Investors should exercise extreme caution with Bitcoin (BTC) as it faces heavy resistance at $78,000, with a failure to break out likely signaling a sharp move toward a cycle bottom. Ethereum (ETH) is at high risk for a "liquidation bloodbath" if prices drop another 10% to 20%, potentially freezing collateral in DeFi protocols. You should consider de-risking or withdrawing assets from lending platforms like Aave (AAVE), which are currently experiencing "bank run" conditions and 100% utilization rates. Avoid high-risk liquid staking tokens like rsETH and protocols with weak security multi-sigs, as AI-driven hacks are targeting vulnerabilities across the ecosystem. For short-term opportunities, focus on "news trading" Oil/Gas assets or geopolitical-sensitive tickers, as the market is currently driven by headlines rather than fundamentals.
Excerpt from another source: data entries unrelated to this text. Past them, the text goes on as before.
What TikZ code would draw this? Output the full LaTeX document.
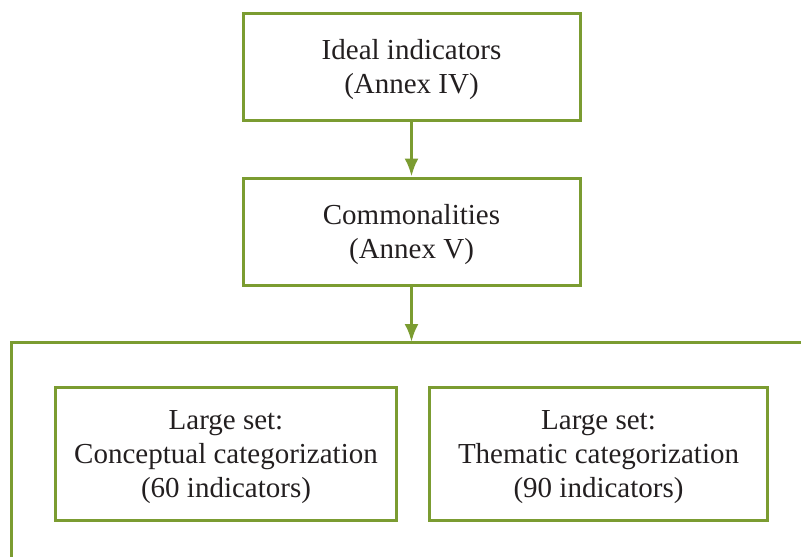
\documentclass[tikz,border=0pt]{standalone}
\usepackage{fontspec}
\setmainfont{Liberation Serif}
\usepackage{tikz}
\usetikzlibrary{positioning}
\usetikzlibrary{arrows.meta}
\definecolor{leafgreen}{RGB}{123,156,49}
\definecolor{inktext}{RGB}{35,31,32}
\tikzset{>={Latex[width=7pt,length=9pt]}}

\begin{document}
\begin{tikzpicture}[x=0.5pt, y=-0.5pt, font=\fontsize{14.5}{17}\selectfont, text=inktext, node/.style={rectangle, draw=leafgreen, line width=1.5pt, align=center, text depth=-3.9pt, minimum width=168.5pt, minimum height=53.5pt}, bignode/.style={rectangle, draw=leafgreen, line width=1.5pt, align=center, text depth=-1.9pt, minimum width=170.5pt, minimum height=66.5pt}, frameline/.style={draw=leafgreen, line width=1.5pt}]
    \useasboundingbox (0,0) rectangle (801,557);
    
    %Nodes
    \node[node](ideal) at (411.5,66.5){Ideal indicators\\(Annex IV)};
    \node[node](common)[below=27.5pt of ideal]{Commonalities\\(Annex V)};
    \node[bignode](conceptual) at (226,453.5){Large set:\\Conceptual categorization\\(60 indicators)};
    \node[bignode, minimum width=169pt](thematic)[right=15pt of conceptual]{Large set:\\Thematic categorization\\(90 indicators)};
    \coordinate (frameright) at (801,342);
    \coordinate (frameleft) at (11,342);
    \coordinate (frameend) at (11,557);
    
    %Lines
    \draw[frameline] (frameright) -- (frameleft) -- (frameend);
    \draw[->, frameline] (ideal.south) -- (common.north);
    \draw[->, frameline] (common.south) -- (common.south |- frameleft);
    
\end{tikzpicture}
\end{document}
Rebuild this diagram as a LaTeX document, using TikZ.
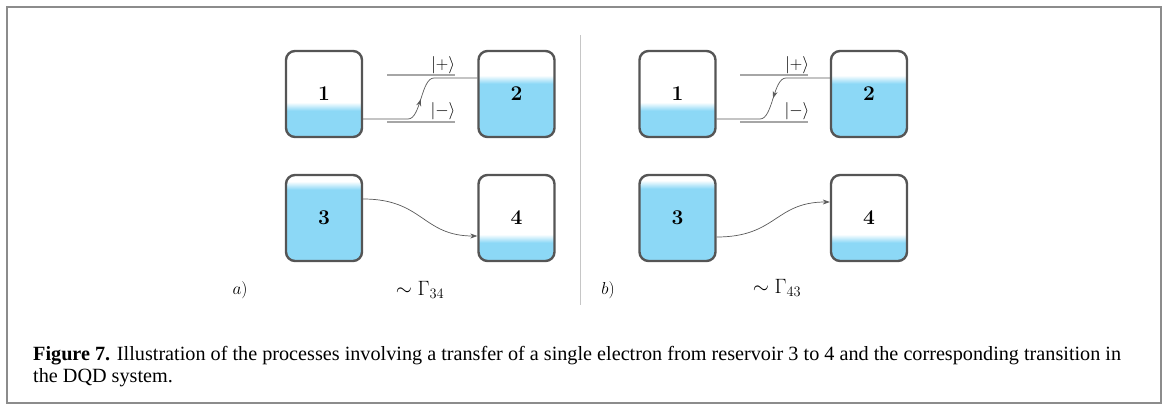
\documentclass[tikz,border=0pt]{standalone}
\usepackage{fontspec}
\newfontfamily\capfont{Liberation Serif}
\usetikzlibrary{calc,arrows.meta,decorations.markings}
\definecolor{wat}{RGB}{140,216,246}
\definecolor{boxc}{RGB}{85,85,85}
\definecolor{framec}{RGB}{140,140,140}
\tikzset{
  res/.style={draw=boxc, line width=2.4pt, rounded corners=9pt,
    minimum width=76pt, minimum height=86pt, inner sep=0pt, fill=white,
    font=\fontsize{21}{24}\selectfont\bfseries,
    path picture={
      \fill[wat, sharp corners] (path picture bounding box.south west) rectangle
        ($(path picture bounding box.south east)+(0pt,#1pt)$);
      \foreach \k in {0,...,7}{
        \pgfmathtruncatemacro\pc{92-12*\k}
        \fill[wat!\pc!white, sharp corners]
          ($(path picture bounding box.south west)+(0pt,#1pt+\k pt)$) rectangle
          ($(path picture bounding box.south east)+(0pt,#1pt+\k pt+1.1pt)$);
      }
    }},
  level/.style={draw=gray!70, line width=1.1pt},
  conn/.style={draw=black!65, line width=0.7pt},
  midarrow/.style={postaction={decorate}, decoration={markings,
    mark=at position #1 with {\arrow{Stealth[length=7pt,width=5pt]}}}},
  ket/.style={font=\fontsize{17}{19}\selectfont, inner sep=0pt},
  rate/.style={font=\fontsize{21}{24}\selectfont, inner sep=0pt},
  plabel/.style={font=\fontsize{19}{21}\selectfont, inner sep=0pt},
  captext/.style={font=\capfont\fontsize{20.2}{22}\selectfont, inner sep=0pt, anchor=base west}
}
\begin{document}
\begin{tikzpicture}[x=1pt,y=-1pt]
\useasboundingbox (0,0) rectangle (1168,410);
\draw[framec, line width=2.5pt] (7,7) rectangle (1161,403);
\draw[gray!45, line width=0.9pt] (580,35) -- (580,305);

% panel a
\node[res=26] (a1) at (324,94) {1};
\node[res=53] (a2) at (516.5,94) {2};
\node[res=71] (a3) at (324,218) {3};
\node[res=18] (a4) at (516.5,218) {4};
\draw[level] (387,75) -- (455,75);
\draw[level] (387,122) -- (455,122);
\node[ket] (ap) at (443,65) {$|+\rangle$};
\node[ket] (am) at (443,111) {$|-\rangle$};
\draw[conn, midarrow=0.5] ($(a1.east)+(0,25)$) -- (408,119) .. controls (421,119) and (421,78) .. (434,78) -- ($(a2.west)+(0,-16)$);
\draw[conn, -{Stealth[length=7pt,width=5pt]}] ($(a3.east)+(0,-19)$) .. controls +(60,0) and +(-55,0) .. ($(a4.west)+(0,18)$);
\node[rate] (ga) at (420,290) {$\sim\Gamma_{34}$};
\node[plabel] (la) at (240,290) {$a)$};

% panel b
\node[res=26] (b1) at (677.5,94) {1};
\node[res=53] (b2) at (869,94) {2};
\node[res=72] (b3) at (677.5,218) {3};
\node[res=18] (b4) at (869,218) {4};
\draw[level] (740,75) -- (808,75);
\draw[level] (740,122) -- (808,122);
\node[ket] (bp) at (797,65) {$|+\rangle$};
\node[ket] (bm) at (797,111) {$|-\rangle$};
\draw[conn, midarrow=0.5] ($(b2.west)+(0,-16)$) -- (786,78) .. controls (773,78) and (773,119) .. (760,119) -- ($(b1.east)+(0,25)$);
\draw[conn, -{Stealth[length=7pt,width=5pt]}] ($(b3.east)+(0,19)$) .. controls +(60,0) and +(-55,0) .. ($(b4.west)+(0,-16)$);
\node[rate] (gb) at (777,288) {$\sim\Gamma_{43}$};
\node[plabel] (lb) at (608,290) {$b)$};

% caption
\node[captext] (c1) at (33,360) {\textbf{Figure 7.} Illustration of the processes involving a transfer of a single electron from reservoir 3 to 4 and the corresponding transition in};
\node[captext] (c2) at (33,382) {the DQD system.};
\end{tikzpicture}
\end{document}
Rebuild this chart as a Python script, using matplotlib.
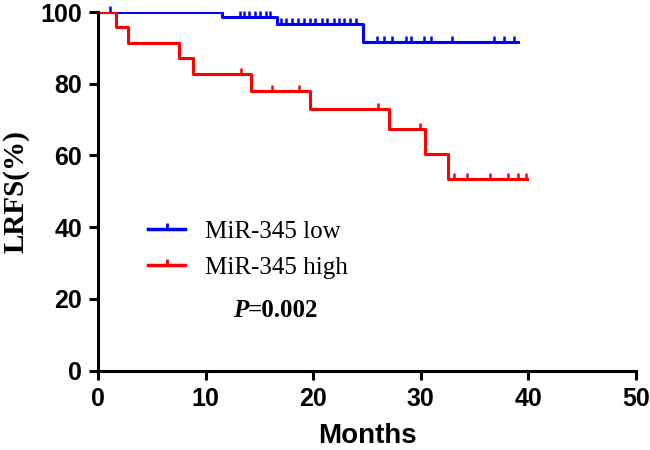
import numpy as np
import matplotlib
matplotlib.use("Agg")
import matplotlib.pyplot as plt
from matplotlib.path import Path
from matplotlib.lines import Line2D

# Kaplan-Meier curves (months, % survival)
blue_event_t = [11.5, 16.6, 24.6]
blue_surv = [98.6, 96.6, 91.7]
blue_end = 39.0
blue_censor_t = [1.1, 13.2, 13.6, 14.0, 14.6, 15.1, 15.6, 16.0,
                 17.0, 17.5, 18.0, 18.6, 19.1, 19.7, 20.2, 20.8, 21.3,
                 21.9, 22.4, 22.9, 23.4, 24.0,
                 25.9, 26.6, 27.3, 28.6, 29.1, 30.3, 30.9, 32.9, 36.8, 37.7, 38.7]

red_event_t = [1.7, 2.8, 7.5, 8.8, 14.2, 19.7, 27.0, 30.4, 32.5]
red_surv = [95.7, 91.5, 87.2, 82.7, 78.0, 72.9, 67.3, 60.5, 53.4]
red_end = 39.9
red_censor_t = [13.3, 16.2, 18.7, 26.0, 29.9, 33.1, 34.3, 36.4, 38.1, 39.0, 39.8]

BLUE = "#0000FF"
RED = "#FF0000"
TICK = Path([(0, 0), (0, 1)])  # upward censor tick


def km_xy(event_t, surv, end):
    x = np.concatenate([[0], event_t, [end]])
    y = np.concatenate([[100], surv, [surv[-1]]])
    return x, y


def censor_y(censor_t, event_t, surv):
    levels = np.concatenate([[100], surv])
    idx = np.searchsorted(event_t, censor_t, side="right")
    return levels[idx]


fig = plt.figure(figsize=(6.5, 4.5), dpi=100)
ax = fig.add_axes([0.1508, 0.1762, 0.8277, 0.7971])

for ev, sv, end, cens, col in [(blue_event_t, blue_surv, blue_end, blue_censor_t, BLUE),
                               (red_event_t, red_surv, red_end, red_censor_t, RED)]:
    x, y = km_xy(ev, sv, end)
    # clipped at the axes like the original, so the 100% run shows half-width
    ax.step(x, y, where="post", color=col, lw=2.2, zorder=3)
    ax.plot(cens, censor_y(cens, ev, sv), ls="none", marker=TICK, ms=9,
            mew=1.8, color=col, clip_on=False, zorder=3)

ax.set_xlim(0, 50)
ax.set_ylim(0, 100)
ax.set_xticks(range(0, 51, 10))
ax.set_yticks(range(0, 101, 20))
for s in ["top", "right"]:
    ax.spines[s].set_visible(False)
for s in ["left", "bottom"]:
    ax.spines[s].set_linewidth(2.2)
    ax.spines[s].set_zorder(4)
ax.tick_params(width=2.2, length=6.5, pad=5)
for lab in ax.get_xticklabels() + ax.get_yticklabels():
    lab.set_fontfamily("Liberation Sans")
    lab.set_fontweight("bold")
    lab.set_fontsize(18)

ax.set_xlabel("Months", fontfamily="Liberation Sans", fontweight="bold",
              fontsize=20, labelpad=9)
ax.set_ylabel("LRFS(%)", fontfamily="Liberation Serif", fontweight="bold",
              fontsize=21, labelpad=8)

handles = [Line2D([0, 0.5, 1], [0, 0, 0], color=c, lw=2.5, marker=TICK, ms=8,
                  mew=2, markevery=[1]) for c in (BLUE, RED)]
ax.legend(handles, ["MiR-345 low", "MiR-345 high"], loc="upper left",
          bbox_to_anchor=(0.074, 0.447), frameon=False, handlelength=1.5,
          handletextpad=0.8, labelspacing=0.55, borderaxespad=0,
          prop={"family": "Liberation Serif", "size": 18})

ax.text(0.279, 0.169, "P", transform=ax.transAxes, fontsize=18,
        fontfamily="Liberation Serif", fontweight="bold", fontstyle="italic",
        ha="right", va="center")
ax.text(0.279, 0.169, "=0.002", transform=ax.transAxes, fontsize=18,
        fontfamily="Liberation Serif", fontweight="bold", ha="left", va="center")

fig.savefig("out.png", dpi=100)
• The host expressed concern when Bitcoin reached the $78,000 level, identifying it as the top of a "bear flag" pattern. • There is a warning that the market may follow a historical bear market pattern: a series of sharp drops followed by "fake" rallies that fool investors before hitting a final cycle bottom. • Sentiment: Cautious/Bearish unless a definitive breakout above current resistance occurs.
• Watch the $78,000 level: This is viewed as a key resistance point. Failure to break out decisively could lead to a significant move downward to the next support level. • Headline Sensitivity: Bitcoin is currently highly reactive to geopolitical news (e.g., Iran, Strait of Hormuz, and US relations). Investors should monitor these headlines as they are driving short-term price action more than technicals.
• Ethereum is identified as the asset at the highest risk of "contagion" due to its deep integration with Decentralized Finance (DeFi) protocols. • A price drop of 10% to 20% in the next 24–48 hours could trigger a "bloodbath" of liquidations. • Sentiment: High Risk/Bearish in the short term.
• Liquidation Risk: If you are borrowing against ETH or liquid staking tokens (like stETH), be aware that high utilization rates in lending protocols mean you may not be able to withdraw collateral easily during a crash. • Monitor DeFi Health: The price of ETH is currently tethered to the stability of lending platforms like Aave. If ETH drops, it could create "bad debt" for these platforms, further devaluing the ecosystem.
• Aave is currently facing a "bank run" scenario. Core markets reached 100% utilization, meaning billions in USDT and USDC were effectively stuck because all available funds had been borrowed. • The protocol suffered from "bad debt" (approximately $1.96M) not because of its own code failing, but because a hacker used compromised tokens from another protocol (KelpDAO) as collateral to borrow "clean" assets. • TVL (Total Value Locked) dropped significantly, falling from roughly $26 billion to $17 billion in a short window.
• Withdrawal Issues: Users may face difficulties withdrawing funds from Aave until utilization rates drop (i.e., until borrowers pay back loans). • Systemic Risk: Even "safe" protocols like Aave are vulnerable to the failure of external tokens used as collateral. Investors should diversify across different lending platforms rather than keeping all assets in one.
• KelpDAO (rsETH): Suffered a $292 million hack by the North Korean Lazarus Group. The hacker used a sophisticated method to drain funds by using the hacked tokens as collateral on Aave. • Drift Protocol: Mentioned as another recent victim of a major hack ($285M). • The "AI Contagion": A major theme is that hackers are now using AI to find vulnerabilities in open-source DeFi code much faster than human developers can patch them.
• Security Standards: Avoid protocols using "1-of-1" or "2-of-5" multi-sig wallets for large sums of money. These are high-risk "honeypots" for sophisticated state-sponsored hackers. • The "Valley of Death": The host suggests DeFi is entering a "cleansing period" similar to the CeFi (Centralized Finance) collapse of 2022 (Luna/FTX). Only protocols that prioritize extreme security and AI-tested code are expected to survive. • Yield vs. Risk: Question whether a 5-7% yield in DeFi is worth the principal risk when traditional banks offer 3-4% with significantly higher safety.
• The market is currently "headline-driven." Key factors include peace talks between Israel/Lebanon and the potential for the UAE to settle oil trades in Chinese Yuan instead of the US Dollar.
• Because the market is not currently reflecting fundamentals, the host suggests "News Trading" as a viable strategy. • This involves using AI-powered news terminals to execute trades within milliseconds of a headline breaking (e.g., trading Trump-related meme coins or Oil/Gas related assets based on Middle East news).
• De-risk DeFi positions: Consider moving assets out of high-utilization lending pools until the "contagion" settles. • Prepare for Volatility: The combination of geopolitical tension and DeFi liquidations creates a "cliff-edge" scenario for prices. • Long-term Outlook: While the short term is bearish, the host believes the protocols that survive this "AI stress test" will provide generational wealth in the next bull cycle.